At little over an hour long, this film is definitely no masterpiece. Indeed, it starts so abruptly, in the middle of the story, that it seems as if part of it might be missing. However, I still find myself warming to the mix of drama and comedy, with plenty of wisecracks, and also to its slightly understated quality.
The movie was directed by John G Blystone, a name I don’t think I’d previously come across. Made to a low budget, and with a cast largely made up of unknowns, apart from Cagney and leading lady Mae Clarke, it seems to have an atmosphere of the Great Depression about it. Everyone is reluctant to spend money or get into debt, while Johnnie and his girlfriend Janet, secretary to a dodgy businessman, are saving up to get married and furnish their first home – another unglamorous storyline which I haven’t come across in many films, though it must have been a reality for many young couples at the time.
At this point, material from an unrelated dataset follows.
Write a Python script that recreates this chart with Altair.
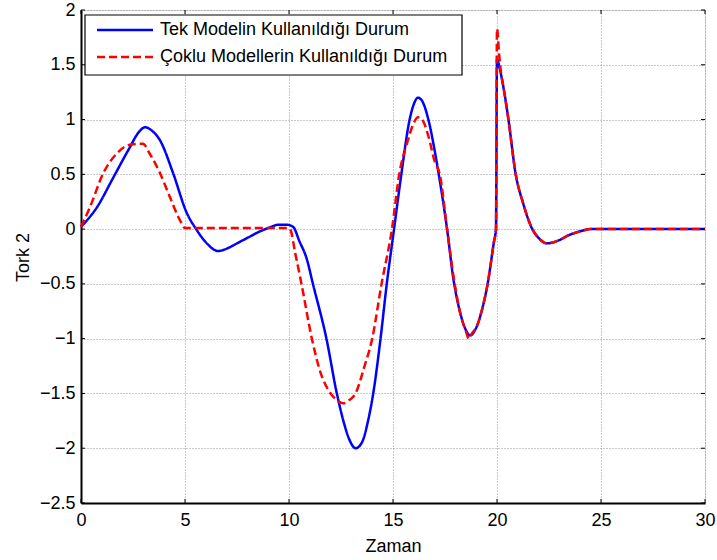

In one scene, where he wants to take her to the Ritz for lunch to celebrate a promotion, she refuses to spend that much, and they instead end up in a delightfully awful cafe, queuing up for spinach and mashed potato to be ladled on to their plates. Patrick McGilligan’s book Cagney: The Actor as Auteur, interestingly suggests that this sequence, with Cagney and Clarke enjoying an everyday meal together, may be a deliberate answer to the grapefruit scene in The Public Enemy – but, whether that’s true or not, it is an enjoyable scene in itself. I enjoy the relationship between Clarke and Cagney’s characters in this film because it seems so established and they are seen working together and talking about things other than romance. Although they bicker and even break up at one stage, there is a feeling that the love between them is deeply rooted and that they are friends as well as lovers.
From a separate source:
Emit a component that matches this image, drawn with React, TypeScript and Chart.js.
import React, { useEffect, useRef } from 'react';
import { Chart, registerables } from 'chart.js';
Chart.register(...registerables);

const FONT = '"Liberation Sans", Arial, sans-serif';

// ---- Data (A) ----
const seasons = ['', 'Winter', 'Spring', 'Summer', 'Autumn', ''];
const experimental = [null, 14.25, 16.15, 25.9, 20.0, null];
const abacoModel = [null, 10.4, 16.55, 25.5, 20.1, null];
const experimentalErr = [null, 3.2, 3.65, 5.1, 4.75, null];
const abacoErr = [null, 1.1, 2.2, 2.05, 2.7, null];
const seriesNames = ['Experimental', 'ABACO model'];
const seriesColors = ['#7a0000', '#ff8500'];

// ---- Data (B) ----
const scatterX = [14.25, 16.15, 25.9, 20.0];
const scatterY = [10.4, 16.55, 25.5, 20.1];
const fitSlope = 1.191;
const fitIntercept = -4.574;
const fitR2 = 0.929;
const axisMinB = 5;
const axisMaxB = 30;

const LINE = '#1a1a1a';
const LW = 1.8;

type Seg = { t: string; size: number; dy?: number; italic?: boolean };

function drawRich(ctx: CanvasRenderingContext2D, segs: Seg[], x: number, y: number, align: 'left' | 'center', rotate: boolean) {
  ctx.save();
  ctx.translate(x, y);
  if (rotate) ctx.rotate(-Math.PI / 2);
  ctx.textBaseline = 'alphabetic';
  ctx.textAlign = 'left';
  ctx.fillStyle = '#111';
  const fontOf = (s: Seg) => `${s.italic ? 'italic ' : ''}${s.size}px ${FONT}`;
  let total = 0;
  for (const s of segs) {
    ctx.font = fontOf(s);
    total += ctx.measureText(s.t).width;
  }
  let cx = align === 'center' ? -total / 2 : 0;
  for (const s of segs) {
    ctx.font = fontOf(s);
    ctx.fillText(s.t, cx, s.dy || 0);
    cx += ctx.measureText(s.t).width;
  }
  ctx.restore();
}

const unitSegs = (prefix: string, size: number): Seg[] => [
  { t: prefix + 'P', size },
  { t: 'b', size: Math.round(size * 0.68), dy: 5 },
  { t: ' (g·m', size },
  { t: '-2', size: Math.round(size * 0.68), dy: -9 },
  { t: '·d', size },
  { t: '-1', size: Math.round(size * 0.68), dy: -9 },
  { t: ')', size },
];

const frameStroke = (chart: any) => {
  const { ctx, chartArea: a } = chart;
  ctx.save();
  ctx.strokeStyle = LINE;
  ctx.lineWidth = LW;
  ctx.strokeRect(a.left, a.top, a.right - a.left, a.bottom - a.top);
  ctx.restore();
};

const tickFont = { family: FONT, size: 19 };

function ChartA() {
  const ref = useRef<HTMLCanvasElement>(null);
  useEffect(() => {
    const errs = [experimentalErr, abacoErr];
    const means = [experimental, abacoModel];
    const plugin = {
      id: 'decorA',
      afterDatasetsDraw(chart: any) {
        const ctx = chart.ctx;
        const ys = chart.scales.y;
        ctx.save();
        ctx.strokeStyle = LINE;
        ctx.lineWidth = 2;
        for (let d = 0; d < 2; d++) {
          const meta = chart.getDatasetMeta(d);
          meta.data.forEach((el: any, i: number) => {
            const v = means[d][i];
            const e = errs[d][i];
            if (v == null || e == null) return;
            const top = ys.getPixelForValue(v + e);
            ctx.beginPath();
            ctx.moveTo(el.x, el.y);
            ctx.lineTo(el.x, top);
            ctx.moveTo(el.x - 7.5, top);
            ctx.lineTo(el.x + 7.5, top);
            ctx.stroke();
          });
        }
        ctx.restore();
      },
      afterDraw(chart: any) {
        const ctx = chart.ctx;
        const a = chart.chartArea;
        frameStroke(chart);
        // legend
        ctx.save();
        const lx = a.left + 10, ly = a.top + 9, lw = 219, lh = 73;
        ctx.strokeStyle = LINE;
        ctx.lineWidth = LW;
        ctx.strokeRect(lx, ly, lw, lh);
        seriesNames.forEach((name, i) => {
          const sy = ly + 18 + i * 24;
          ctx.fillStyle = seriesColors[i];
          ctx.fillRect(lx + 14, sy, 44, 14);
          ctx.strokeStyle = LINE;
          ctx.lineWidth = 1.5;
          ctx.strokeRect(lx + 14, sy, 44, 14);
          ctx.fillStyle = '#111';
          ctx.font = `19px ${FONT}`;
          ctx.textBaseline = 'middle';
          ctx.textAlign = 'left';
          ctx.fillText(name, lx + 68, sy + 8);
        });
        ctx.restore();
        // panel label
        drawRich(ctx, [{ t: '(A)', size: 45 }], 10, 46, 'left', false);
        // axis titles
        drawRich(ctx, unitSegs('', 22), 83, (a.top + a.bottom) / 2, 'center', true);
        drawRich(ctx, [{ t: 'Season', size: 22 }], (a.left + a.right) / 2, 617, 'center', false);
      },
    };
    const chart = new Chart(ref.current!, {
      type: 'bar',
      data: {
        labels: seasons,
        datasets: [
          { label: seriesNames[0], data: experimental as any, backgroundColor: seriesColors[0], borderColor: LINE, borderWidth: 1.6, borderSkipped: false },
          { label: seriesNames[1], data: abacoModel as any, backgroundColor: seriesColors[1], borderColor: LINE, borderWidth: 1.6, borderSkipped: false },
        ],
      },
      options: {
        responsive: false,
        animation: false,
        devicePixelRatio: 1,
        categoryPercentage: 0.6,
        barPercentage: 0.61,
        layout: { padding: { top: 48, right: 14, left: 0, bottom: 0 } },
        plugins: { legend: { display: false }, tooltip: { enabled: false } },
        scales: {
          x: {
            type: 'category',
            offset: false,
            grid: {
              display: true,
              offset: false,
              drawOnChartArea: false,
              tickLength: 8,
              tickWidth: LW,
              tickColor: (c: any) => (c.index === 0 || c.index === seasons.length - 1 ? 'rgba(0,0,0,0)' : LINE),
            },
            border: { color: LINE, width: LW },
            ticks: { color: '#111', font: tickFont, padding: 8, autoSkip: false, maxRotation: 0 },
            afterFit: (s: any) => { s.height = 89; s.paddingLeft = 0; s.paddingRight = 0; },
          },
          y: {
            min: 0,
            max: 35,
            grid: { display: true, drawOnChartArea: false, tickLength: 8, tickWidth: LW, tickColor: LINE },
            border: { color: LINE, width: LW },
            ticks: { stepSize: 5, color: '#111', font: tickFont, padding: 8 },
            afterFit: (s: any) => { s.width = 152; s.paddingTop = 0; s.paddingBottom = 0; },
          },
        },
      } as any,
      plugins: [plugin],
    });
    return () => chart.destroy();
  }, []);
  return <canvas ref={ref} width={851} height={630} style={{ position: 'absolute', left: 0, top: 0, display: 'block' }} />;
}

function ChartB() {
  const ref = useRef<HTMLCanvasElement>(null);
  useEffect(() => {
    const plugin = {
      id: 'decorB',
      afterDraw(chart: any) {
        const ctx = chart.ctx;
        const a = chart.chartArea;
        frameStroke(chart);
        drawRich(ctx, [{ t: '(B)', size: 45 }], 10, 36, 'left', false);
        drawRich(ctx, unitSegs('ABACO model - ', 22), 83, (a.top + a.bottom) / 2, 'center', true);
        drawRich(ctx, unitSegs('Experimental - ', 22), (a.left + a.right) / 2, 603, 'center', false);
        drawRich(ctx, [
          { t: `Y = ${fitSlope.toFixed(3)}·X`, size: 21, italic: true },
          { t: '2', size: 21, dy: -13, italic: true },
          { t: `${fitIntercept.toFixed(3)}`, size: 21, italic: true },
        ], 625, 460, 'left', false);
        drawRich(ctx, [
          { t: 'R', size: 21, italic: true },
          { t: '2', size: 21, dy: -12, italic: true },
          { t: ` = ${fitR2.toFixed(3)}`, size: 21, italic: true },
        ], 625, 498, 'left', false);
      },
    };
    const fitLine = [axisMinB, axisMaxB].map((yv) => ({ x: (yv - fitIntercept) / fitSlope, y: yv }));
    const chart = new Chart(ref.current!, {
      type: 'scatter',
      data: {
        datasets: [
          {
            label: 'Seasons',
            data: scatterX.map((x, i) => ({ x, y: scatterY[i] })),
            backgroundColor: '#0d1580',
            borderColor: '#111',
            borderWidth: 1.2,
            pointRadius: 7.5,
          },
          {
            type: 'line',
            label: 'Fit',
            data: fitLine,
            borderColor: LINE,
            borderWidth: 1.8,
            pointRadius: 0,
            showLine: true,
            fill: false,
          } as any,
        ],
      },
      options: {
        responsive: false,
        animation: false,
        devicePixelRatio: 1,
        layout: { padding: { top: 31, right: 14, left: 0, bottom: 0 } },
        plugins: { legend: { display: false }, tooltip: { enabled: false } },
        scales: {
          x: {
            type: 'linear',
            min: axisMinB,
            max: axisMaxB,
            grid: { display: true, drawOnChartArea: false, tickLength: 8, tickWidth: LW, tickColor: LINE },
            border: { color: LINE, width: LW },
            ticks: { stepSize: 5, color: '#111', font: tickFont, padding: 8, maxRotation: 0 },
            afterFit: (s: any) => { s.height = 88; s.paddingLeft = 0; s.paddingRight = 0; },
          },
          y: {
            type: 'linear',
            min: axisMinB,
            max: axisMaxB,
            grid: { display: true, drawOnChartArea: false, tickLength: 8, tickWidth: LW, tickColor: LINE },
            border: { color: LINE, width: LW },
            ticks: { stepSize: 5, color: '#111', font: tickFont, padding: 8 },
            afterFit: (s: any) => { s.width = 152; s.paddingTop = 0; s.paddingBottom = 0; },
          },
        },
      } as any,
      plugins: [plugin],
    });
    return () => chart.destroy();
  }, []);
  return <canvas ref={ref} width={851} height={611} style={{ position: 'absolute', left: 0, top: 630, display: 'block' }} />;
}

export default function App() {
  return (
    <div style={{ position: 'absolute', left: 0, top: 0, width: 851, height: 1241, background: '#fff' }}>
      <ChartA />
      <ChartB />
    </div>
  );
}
“The housewife must not be cheated!” shouts Cagney in one scene – a line which could almost get a laugh at first hearing, because the passion in his voice might seem too much for the prosaic subject matter. However, thinking it over for a minute or two, you realise that in fact this type of everyday cheating would have been a greater problem for many people going to the movies than gangsters shooting it out on street corners.
The film was called Pluck of the Irish for its UK release (I think the word ‘guy’ still mainly meant a Guy Fawkes effigy over here at that time), and it has a lot of gentle Irish humour, much of it centred on Cave’s workmate, Patrick James Aloysius ‘Pat’ Haley (James Burke) and his outrageous tall stories, which tend to slow the action down.
All in all, Great Guy is a very slight offering, not up there with Cagney’s Warner offerings from around the same period such as Ceiling Zero and G-Men – yet I still enjoyed it enormously. Because it is in the public domain, it’s widely available on a whole range of budget DVDs and also as a free download from assorted websites, but the only prints I’ve seen are terrible – with a grey, shaky picture, breaks in the film and a lot of noise on the soundtrack.
I recently bought one of the DVDs currently available, but then belatedly heard that a remastered edition has been issued in the US. If anyone reading this review has seen this version, I’d be interested to hear how much better the quality is, and whether it actually has any missing footage added back in.